During class time he finds his real-life experience shunned and feared by a political and social agenda that is at odds with any sympathy toward his background. He reacts angrily by refusing to vote and receding into an inner sanctuary of family photographs and fear at letting down his young son. He is given every coercion to leave, yet he resolves to stay, no matter the cost to his confidence and the added viciousness of marginalization while being surrounded by such overabundant privilege.
Instead of giving in Daniel stays on campus and navigates the dual challenges of acclimating to his new life surrounded by wealth and its unsaid expectation of uniformity, while trying to maintain a connection to his roots, which he comes to realize have failed to prepare him as a scholar for the rigors of competitive university studies.
Like many students beginning college on their own merits, he finds the systems difficult to navigate and the assistance offered less than cursory, a growing problem in the American university system as a whole, but magnified here for a young man who could use the mentorship and real one-on-one camaraderie he found initially through a High School mentor. Where the struggle of every displaced student ends and the additional burden of being poor in a wealthy school system begins is difficult to place, but this ads all the more universality to Daniel's struggle to comprehend the planet on which he has landed, and the strange people with whom he must now interact for his grades and social acceptance.
His on-camera conversations with his older brother show two sophisticated and eloquent young men caught in a circumstance where one has an out with a scholarship to a prestigious university, while the other can see no solution except for activities that inevitably place him back in prison. The pride from his family magnifies Daniel's fears about being the prodigal son, and deepen his resolve to see himself through to become an educated dad to his own bright young son.
Daniel's story becomes much more than a tale of a poor child in a rich school, but is a bright and warm insider view of the modern son's search for community identity, while learning to question what is genuinely a part of one's culture versus what is supplanted and ultimately false. Coming from a community in Brooklyn which is saturated with re-enforcing, self-damaging behaviors that masquerade as culture and identity, Daniel struggles against and must eventually redefine how he views what is genuine community culture from what is superficial wealth and dangerously-sought pomp and status. He sees how hollow the same materialism rings when it is worn by his wealthy schoolmates as expected uniform, given no significance aside from identifying the haves from the have nots, giving him a different spin on life.

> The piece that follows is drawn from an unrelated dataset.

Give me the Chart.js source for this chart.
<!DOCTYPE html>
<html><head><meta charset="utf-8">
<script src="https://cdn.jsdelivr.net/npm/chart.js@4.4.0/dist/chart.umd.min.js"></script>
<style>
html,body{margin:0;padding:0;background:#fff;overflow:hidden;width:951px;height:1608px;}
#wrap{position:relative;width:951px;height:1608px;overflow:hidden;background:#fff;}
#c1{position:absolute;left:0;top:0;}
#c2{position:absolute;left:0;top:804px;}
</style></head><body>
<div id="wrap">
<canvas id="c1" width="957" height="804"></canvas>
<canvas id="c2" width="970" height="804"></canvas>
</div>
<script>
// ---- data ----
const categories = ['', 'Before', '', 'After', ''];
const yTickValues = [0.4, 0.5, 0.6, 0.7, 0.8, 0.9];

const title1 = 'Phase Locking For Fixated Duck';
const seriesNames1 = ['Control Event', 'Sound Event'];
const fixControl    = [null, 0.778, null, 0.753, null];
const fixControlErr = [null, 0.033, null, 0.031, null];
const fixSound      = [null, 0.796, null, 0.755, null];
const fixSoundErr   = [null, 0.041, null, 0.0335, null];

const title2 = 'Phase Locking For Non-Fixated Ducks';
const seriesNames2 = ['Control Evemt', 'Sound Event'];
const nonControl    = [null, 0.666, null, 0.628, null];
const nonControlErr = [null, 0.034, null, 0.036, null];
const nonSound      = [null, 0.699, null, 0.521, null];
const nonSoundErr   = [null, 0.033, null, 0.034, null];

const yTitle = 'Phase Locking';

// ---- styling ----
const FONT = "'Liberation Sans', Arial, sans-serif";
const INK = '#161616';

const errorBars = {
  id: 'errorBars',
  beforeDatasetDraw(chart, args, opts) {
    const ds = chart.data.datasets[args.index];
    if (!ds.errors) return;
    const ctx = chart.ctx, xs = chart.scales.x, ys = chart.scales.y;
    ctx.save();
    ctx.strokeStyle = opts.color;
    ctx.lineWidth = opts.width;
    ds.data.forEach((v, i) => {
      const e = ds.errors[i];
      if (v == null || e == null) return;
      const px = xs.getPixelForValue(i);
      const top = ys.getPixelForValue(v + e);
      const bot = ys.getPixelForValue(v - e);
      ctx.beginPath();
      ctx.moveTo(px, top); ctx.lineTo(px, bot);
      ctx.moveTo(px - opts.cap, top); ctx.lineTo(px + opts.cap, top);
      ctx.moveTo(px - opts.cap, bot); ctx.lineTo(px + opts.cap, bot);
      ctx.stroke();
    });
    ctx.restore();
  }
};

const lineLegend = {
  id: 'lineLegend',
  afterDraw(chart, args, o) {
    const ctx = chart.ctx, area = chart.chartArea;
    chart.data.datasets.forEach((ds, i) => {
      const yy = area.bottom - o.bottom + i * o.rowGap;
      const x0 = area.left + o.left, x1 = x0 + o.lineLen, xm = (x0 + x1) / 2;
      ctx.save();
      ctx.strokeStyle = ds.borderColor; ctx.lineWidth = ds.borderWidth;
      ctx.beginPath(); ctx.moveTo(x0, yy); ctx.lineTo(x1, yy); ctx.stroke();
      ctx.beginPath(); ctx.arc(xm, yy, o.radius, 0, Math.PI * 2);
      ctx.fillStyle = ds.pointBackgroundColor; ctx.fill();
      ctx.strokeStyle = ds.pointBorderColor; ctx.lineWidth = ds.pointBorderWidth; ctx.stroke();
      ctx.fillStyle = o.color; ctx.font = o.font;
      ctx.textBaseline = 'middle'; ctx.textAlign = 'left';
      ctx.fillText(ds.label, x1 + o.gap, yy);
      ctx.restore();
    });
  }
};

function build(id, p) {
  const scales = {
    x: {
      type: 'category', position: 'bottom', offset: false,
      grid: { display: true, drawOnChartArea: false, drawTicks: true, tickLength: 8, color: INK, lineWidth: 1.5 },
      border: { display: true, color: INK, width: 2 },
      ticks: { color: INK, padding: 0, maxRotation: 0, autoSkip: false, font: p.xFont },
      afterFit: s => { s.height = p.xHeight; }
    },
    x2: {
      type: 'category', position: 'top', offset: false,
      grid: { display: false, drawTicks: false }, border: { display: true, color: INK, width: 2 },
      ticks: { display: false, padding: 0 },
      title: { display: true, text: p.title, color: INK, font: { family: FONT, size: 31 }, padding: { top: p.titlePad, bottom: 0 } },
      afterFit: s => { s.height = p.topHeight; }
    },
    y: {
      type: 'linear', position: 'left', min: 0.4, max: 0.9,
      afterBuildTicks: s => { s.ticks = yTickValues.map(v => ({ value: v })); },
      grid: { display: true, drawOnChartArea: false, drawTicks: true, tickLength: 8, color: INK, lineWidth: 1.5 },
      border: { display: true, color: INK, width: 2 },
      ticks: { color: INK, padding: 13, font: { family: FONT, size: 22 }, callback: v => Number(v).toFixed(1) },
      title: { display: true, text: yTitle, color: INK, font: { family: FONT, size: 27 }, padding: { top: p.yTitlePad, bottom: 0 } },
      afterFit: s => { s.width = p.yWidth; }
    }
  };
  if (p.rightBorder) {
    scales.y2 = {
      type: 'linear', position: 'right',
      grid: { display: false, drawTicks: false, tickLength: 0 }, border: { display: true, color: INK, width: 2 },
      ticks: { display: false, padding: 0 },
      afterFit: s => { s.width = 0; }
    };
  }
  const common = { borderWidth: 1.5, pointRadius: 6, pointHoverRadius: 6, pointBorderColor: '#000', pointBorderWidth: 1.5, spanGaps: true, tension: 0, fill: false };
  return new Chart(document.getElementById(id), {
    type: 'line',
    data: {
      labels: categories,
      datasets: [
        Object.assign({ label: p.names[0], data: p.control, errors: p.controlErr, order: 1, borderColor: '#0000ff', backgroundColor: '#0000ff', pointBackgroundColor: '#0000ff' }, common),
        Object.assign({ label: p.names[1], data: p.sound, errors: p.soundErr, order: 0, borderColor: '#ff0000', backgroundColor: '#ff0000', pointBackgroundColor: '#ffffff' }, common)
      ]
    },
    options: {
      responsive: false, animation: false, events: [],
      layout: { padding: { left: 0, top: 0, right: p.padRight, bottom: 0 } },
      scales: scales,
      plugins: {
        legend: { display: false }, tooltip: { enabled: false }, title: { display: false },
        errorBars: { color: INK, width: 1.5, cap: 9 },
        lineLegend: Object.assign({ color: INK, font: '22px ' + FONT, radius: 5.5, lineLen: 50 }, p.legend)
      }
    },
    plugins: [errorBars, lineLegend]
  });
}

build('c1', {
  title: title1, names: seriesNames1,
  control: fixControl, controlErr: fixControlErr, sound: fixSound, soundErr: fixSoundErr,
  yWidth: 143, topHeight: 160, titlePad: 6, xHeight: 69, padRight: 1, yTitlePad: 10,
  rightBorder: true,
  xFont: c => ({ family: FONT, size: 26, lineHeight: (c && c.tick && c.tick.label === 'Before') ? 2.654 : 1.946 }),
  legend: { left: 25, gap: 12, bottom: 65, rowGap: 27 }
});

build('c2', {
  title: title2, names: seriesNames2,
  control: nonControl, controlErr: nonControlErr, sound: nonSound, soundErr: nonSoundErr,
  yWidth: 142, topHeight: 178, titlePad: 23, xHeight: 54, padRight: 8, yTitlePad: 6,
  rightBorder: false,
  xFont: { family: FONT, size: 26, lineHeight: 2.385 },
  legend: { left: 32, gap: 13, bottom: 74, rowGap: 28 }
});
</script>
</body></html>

Nerves were still raw by the end of the film from watching an angry and disillusioned Daniel on the day of his graduation, finally breaking down to cry after so many difficult years struggling in virtual isolation amidst the privileged students who were nestled too deeply in their cocoons and echo chambers to really offer him the chance to interact within the system.
During the Q and A afterward, a heckler in the crowd grilled director Zanzotto, catching her off guard with his leading questions that put her on the stand as the representational specter to atone for the emotional punishment Daniel received at the hands of a predominantly white university institution. The follow-up question from the same man was even more telling. "Were you able to empathize?" became a well-annunciated suggestion that, as a white British woman, Zanzotto would be as incapable of empathizing with Daniel's plight as every white person who had not reached out to him during the documentary. The audience grew quiet, the moderator round-eyed, and it wasn't until a woman at the front of the auditorium rephrased the question in her own milder form that the moderator cut the question entirely, recognizing it as a repackaging of the first. Sadly, the second question was beautiful, but the initial heckler had not left room for any continued discussion on the topic.

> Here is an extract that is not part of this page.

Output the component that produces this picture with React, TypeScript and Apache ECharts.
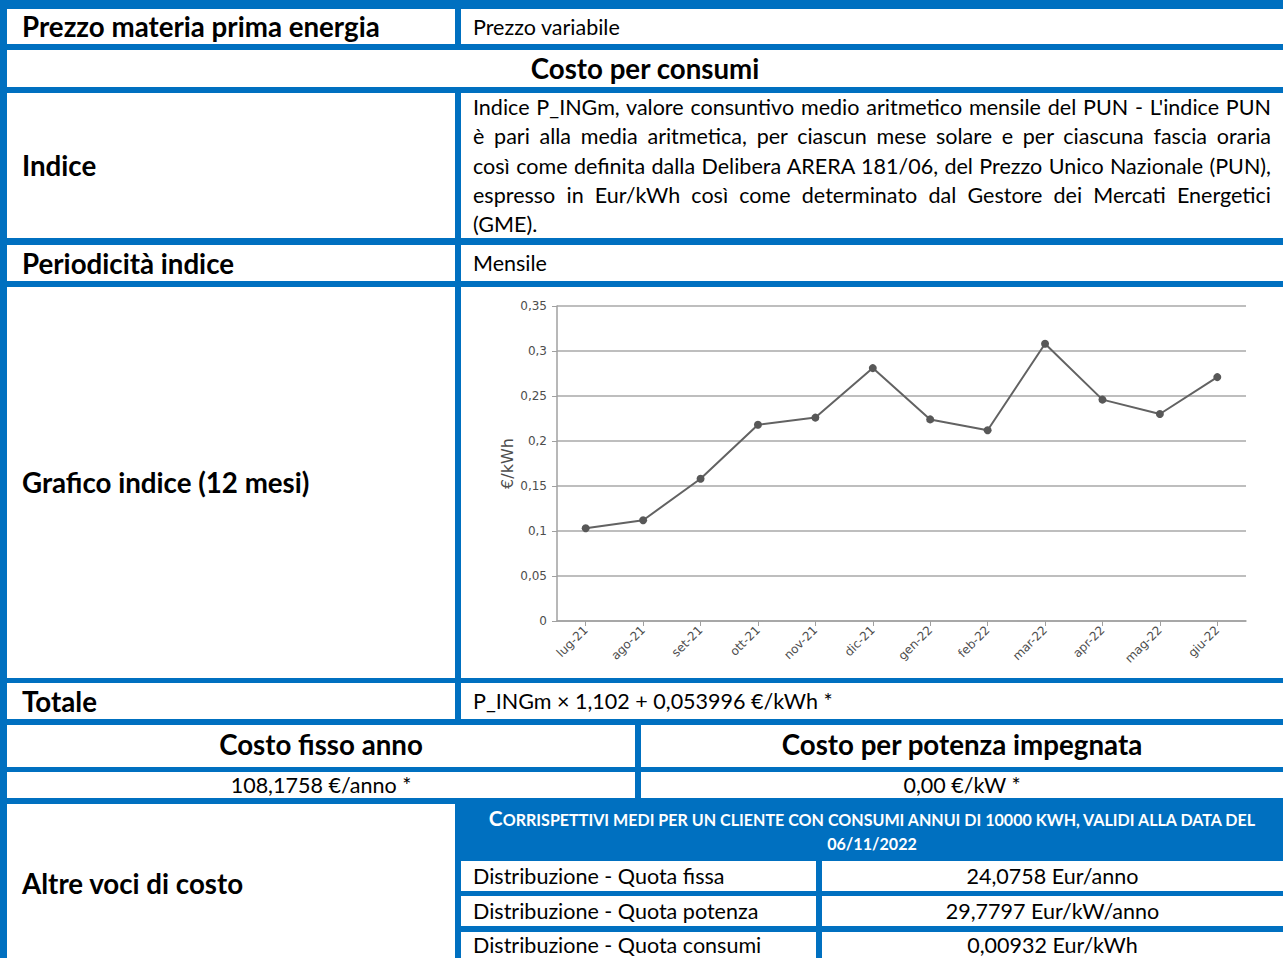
import React, { useEffect, useMemo, useRef } from "react";
import * as echarts from "echarts";

// ---------- data ----------
const CATEGORIES = ["lug-21", "ago-21", "set-21", "ott-21", "nov-21", "dic-21", "gen-22", "feb-22", "mar-22", "apr-22", "mag-22", "giu-22"];
const VALUES = [0.103, 0.112, 0.158, 0.218, 0.226, 0.281, 0.224, 0.212, 0.308, 0.246, 0.23, 0.271];
const Y_MIN = 0;
const Y_MAX = 0.35;
const Y_STEP = 0.05;
const Y_NAME = "€/kWh";

const PARAGRAPH = [
  "Indice P_INGm, valore consuntivo medio aritmetico mensile del PUN - L'indice PUN",
  "è pari alla media aritmetica, per ciascun mese solare e per ciascuna fascia oraria",
  "così come definita dalla Delibera ARERA 181/06, del Prezzo Unico Nazionale (PUN),",
  "espresso in Eur/kWh così come determinato dal Gestore dei Mercati Energetici",
  "(GME).",
];
const HEADER_LINE1 = "Corrispettivi medi per un cliente con consumi annui di 10000 kWh, validi alla data del";
const HEADER_LINE2 = "06/11/2022";
const COST_ROWS = [
  ["Distribuzione - Quota fissa", "24,0758 Eur/anno"],
  ["Distribuzione - Quota potenza", "29,7797 Eur/kW/anno"],
  ["Distribuzione - Quota consumi", "0,00932 Eur/kWh"],
];

const BLUE = "#0070C0";
const FONT = "Lato, 'Open Sans', sans-serif";
const CHART_FONT = "'DejaVu Sans', sans-serif";

function useSizes() {
  return useMemo(() => {
    const c = document.createElement("canvas");
    const ctx = c.getContext("2d")!;
    const w = (t: string, weight: string, size = 100) => {
      ctx.font = `${weight} ${size}px ${FONT}`;
      return ctx.measureText(t).width;
    };
    let reg = (100 * 150) / w("Prezzo variabile", "400");
    for (let i = 0; i < PARAGRAPH.length - 1; i++) {
      reg = Math.min(reg, (100 * 790) / w(PARAGRAPH[i], "400"));
    }
    const bold = (100 * 358) / w("Prezzo materia prima energia", "700");
    const rest = HEADER_LINE1.slice(1).toUpperCase();
    const head = (100 * 770) / (w(rest, "700") + 1.3 * w("C", "700"));
    return { reg, bold, head };
  }, []);
}

function Cell(props: { x0: number; y0: number; x1: number; y1: number; children?: any; style?: any }) {
  const { x0, y0, x1, y1, children, style } = props;
  return (
    <div
      style={{
        position: "absolute",
        left: x0,
        top: y0,
        width: x1 - x0,
        height: y1 - y0,
        background: "#fff",
        display: "flex",
        alignItems: "center",
        boxSizing: "border-box",
        overflow: "hidden",
        whiteSpace: "nowrap",
        color: "#000",
        ...style,
      }}
    >
      {children}
    </div>
  );
}

function Chart() {
  const ref = useRef<HTMLDivElement>(null);
  useEffect(() => {
    const chart = echarts.init(ref.current!, null, { renderer: "svg" });
    const fmt = (v: number) => String(Number(v.toFixed(2))).replace(".", ",");
    chart.setOption({
      animation: false,
      backgroundColor: "#ffffff",
      grid: { left: 96, right: 37, top: 19, bottom: 57, containLabel: false },
      xAxis: {
        type: "category",
        data: CATEGORIES,
        boundaryGap: true,
        axisLine: { show: true, lineStyle: { color: "#a0a0a0", width: 1.5 } },
        axisTick: { show: true, alignWithLabel: true, length: 5, lineStyle: { color: "#a0a0a0" } },
        axisLabel: { rotate: 45, margin: 7, color: "#4d4d4d", fontSize: 12, fontFamily: CHART_FONT },
      },
      yAxis: {
        type: "value",
        min: Y_MIN,
        max: Y_MAX,
        interval: Y_STEP,
        name: Y_NAME,
        nameLocation: "middle",
        nameGap: 42,
        nameMoveOverlap: false,
        nameTextStyle: { color: "#4d4d4d", fontSize: 16, fontFamily: CHART_FONT },
        axisLine: { show: true, lineStyle: { color: "#a0a0a0", width: 1.5 } },
        axisTick: { show: true, length: 5, lineStyle: { color: "#a0a0a0" } },
        axisLabel: { formatter: fmt, margin: 10, color: "#4d4d4d", fontSize: 12, fontFamily: CHART_FONT },
        splitLine: { show: true, lineStyle: { color: "#a8a8a8", width: 1.5 } },
      },
      series: [
        {
          type: "line",
          data: VALUES,
          symbol: "circle",
          symbolSize: 8,
          itemStyle: { color: "#585858" },
          lineStyle: { color: "#626262", width: 2 },
        },
      ],
    });
    return () => chart.dispose();
  }, []);
  return <div ref={ref} style={{ position: "absolute", left: 461, top: 287, width: 822, height: 391 }} />;
}

export default function App() {
  const s = useSizes();
  const reg = { fontFamily: FONT, fontSize: s.reg, fontWeight: 400 };
  const bold = { fontFamily: FONT, fontSize: s.bold, fontWeight: 700 };
  const padL = { paddingLeft: 15 };
  const padR = { paddingLeft: 12 };
  const center = { justifyContent: "center" };
  const L = 7, M = 455, N = 461, R = 1283;
  return (
    <div
      style={{
        position: "absolute",
        left: 0,
        top: 0,
        width: 1283,
        height: 958,
        overflow: "hidden",
        background: BLUE,
      }}
    >
      <Cell x0={L} y0={9} x1={M} y1={44} style={{ ...bold, ...padL }}>Prezzo materia prima energia</Cell>
      <Cell x0={N} y0={9} x1={R} y1={44} style={{ ...reg, ...padR }}>Prezzo variabile</Cell>

      <Cell x0={L} y0={50} x1={R} y1={87} style={{ ...bold, ...center }}>Costo per consumi</Cell>

      <Cell x0={L} y0={93} x1={M} y1={238} style={{ ...bold, ...padL }}>Indice</Cell>
      <Cell x0={N} y0={93} x1={R} y1={238} style={{ ...reg, paddingLeft: 12, paddingRight: 12, alignItems: "flex-start", whiteSpace: "normal" }}>
        <div style={{ width: "100%", lineHeight: "29.3px" }}>
          {PARAGRAPH.map((line, i) => (
            <div
              key={i}
              style={{
                textAlign: i < PARAGRAPH.length - 1 ? "justify" : "left",
                textAlignLast: i < PARAGRAPH.length - 1 ? "justify" : "left",
                whiteSpace: "nowrap",
              }}
            >
              {line}
            </div>
          ))}
        </div>
      </Cell>

      <Cell x0={L} y0={245} x1={M} y1={281} style={{ ...bold, ...padL }}>Periodicità indice</Cell>
      <Cell x0={N} y0={245} x1={R} y1={281} style={{ ...reg, ...padR }}>Mensile</Cell>

      <Cell x0={L} y0={287} x1={M} y1={678} style={{ ...bold, ...padL }}>Grafico indice (12 mesi)</Cell>
      <Chart />

      <Cell x0={L} y0={683} x1={M} y1={719} style={{ ...bold, ...padL }}>Totale</Cell>
      <Cell x0={N} y0={683} x1={R} y1={719} style={{ ...reg, ...padR }}>P_INGm × 1,102 + 0,053996 €/kWh *</Cell>

      <Cell x0={L} y0={725} x1={635} y1={767} style={{ ...bold, ...center, paddingBottom: 3 }}>Costo fisso anno</Cell>
      <Cell x0={641} y0={725} x1={R} y1={767} style={{ ...bold, ...center, paddingBottom: 3 }}>Costo per potenza impegnata</Cell>

      <Cell x0={L} y0={772} x1={635} y1={798} style={{ ...reg, ...center }}>108,1758 €/anno *</Cell>
      <Cell x0={641} y0={772} x1={R} y1={798} style={{ ...reg, ...center }}>0,00 €/kW *</Cell>

      <Cell x0={L} y0={804} x1={M} y1={962} style={{ ...bold, ...padL }}>Altre voci di costo</Cell>

      <div
        style={{
          position: "absolute",
          left: N,
          top: 803,
          width: R - N,
          height: 56,
          display: "flex",
          flexDirection: "column",
          alignItems: "center",
          justifyContent: "center",
          color: "#fff",
          fontFamily: FONT,
          fontWeight: 700,
          fontSize: s.head,
          lineHeight: "24px",
          whiteSpace: "nowrap",
        }}
      >
        <div>
          <span style={{ fontSize: s.head * 1.3 }}>{HEADER_LINE1.slice(0, 1).toUpperCase()}</span>
          {HEADER_LINE1.slice(1).toUpperCase()}
        </div>
        <div>{HEADER_LINE2}</div>
      </div>

      {COST_ROWS.map((row, i) => {
        const y0 = [861, 896, 932][i];
        const y1 = [891, 926, 958][i];
        return (
          <React.Fragment key={i}>
            <Cell x0={N} y0={y0} x1={816} y1={y1} style={{ ...reg, ...padR }}>{row[0]}</Cell>
            <Cell x0={822} y0={y0} x1={R} y1={y1} style={{ ...reg, ...center }}>{row[1]}</Cell>
          </React.Fragment>
        );
      })}
    </div>
  );
}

Such are the adventures of a Tribeca talks moderator, but as a community discussion of downtown New Yorkers that otherwise would never have occurred, the film did much to incite a realization not just of the thick glass ceiling placed on the poor of this country, but also became a sounding board for the deep anger that still clogs the unity process, one that needs to be addressed in order to close the widening gap between rich and poor.
For his part, Daniel works hard to be true to himself, claiming to the end that he will never hate where he comes from, and maintaining his composure even in times of extreme isolation from his schoolmates. His early life experiences had already matured him in many ways beyond the level of mindless partying that his youthful peers exercised. Yet his spirit is not broken by the experience of swimming in their pond, and he grows to become a successful mentor to his own community, becoming a school teacher in inner-city Brooklyn where he himself began. Much like the sharp-witted Daniel of his initial taping at 16, the new Daniel that emerges by the end of the film is warm and confident, showing a sensitivity and insight to his students as a stand-in father figure to many that perhaps no other teacher could provide, all while taking care of his newborn daughter and growing young son at home.
Daniel is still searching to connect his family and his heritage by the end of the film, but unlike the timid boy in college, now he leads the attempt, knowing exactly what his students will face, pushing them through to excel and complete the new cycle of college graduates. If there's a better film to win the New York LOVES Film award, I challenge anyone to produce it.